Creates an MDML producer for sending >1MB files to an s3 location. Simultaneously, the MDML sends upload information along a Kafka topic to be received by a client that can retrieve the file.

Parameters:
  • topic (str) – Topic to send under
  • s3_endpoint (str) – Host of the S3 service
  • s3_access_key (str) – S3 access key
  • s3_secret_key (str) – S3 secret key
  • kafka_host (str) – Host name of the kafka broker
  • kafka_port (int) – Port used for the kafka broker
  • schema_host (str) – Host name of the kafka schema registry
  • schema_port (int) – Port of the kafka schema registry
  • schema (dict or str) – Schema of the messages sent on the supplied topic. Default schema sends a dictionary containing the time of upload and the location for retrieval. If dict, value is used as the schema. If string, value is used as a file path to a json file.
consume(bucket, object_name, save_filepath)

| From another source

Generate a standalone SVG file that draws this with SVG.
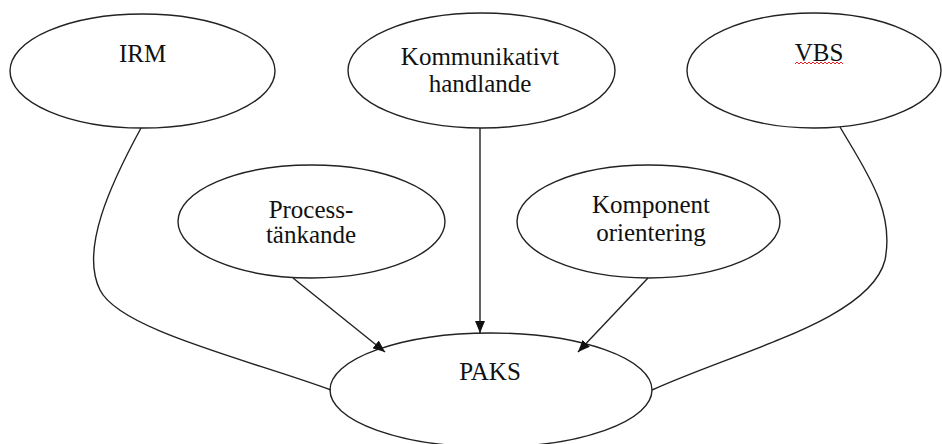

Gets a file from an S3 bucket. Can return the bytes of the file or save the file to a specified path.

Parameters:
  • bucket (str) – Name of the bucket the object is saved in
  • object_name (str) – Name/key of the object to retrieve from the bucket
  • save_filepath (str) – Path in which to save the downloaded file. Using a value of None will return the bytes of the file instead of saving to a file
produce(filepath, obj_name, payload=None)

Produce data to supplied S3 endpoint and Kafka topic

Parameters:
  • filepath (str) – Path of the file to upload to the S3 bucket
  • obj_name (str) – Name to store the file under
  • payload (dict) – Payload for the message sent on the Kafka topic. Only used when the default schema has been overridden.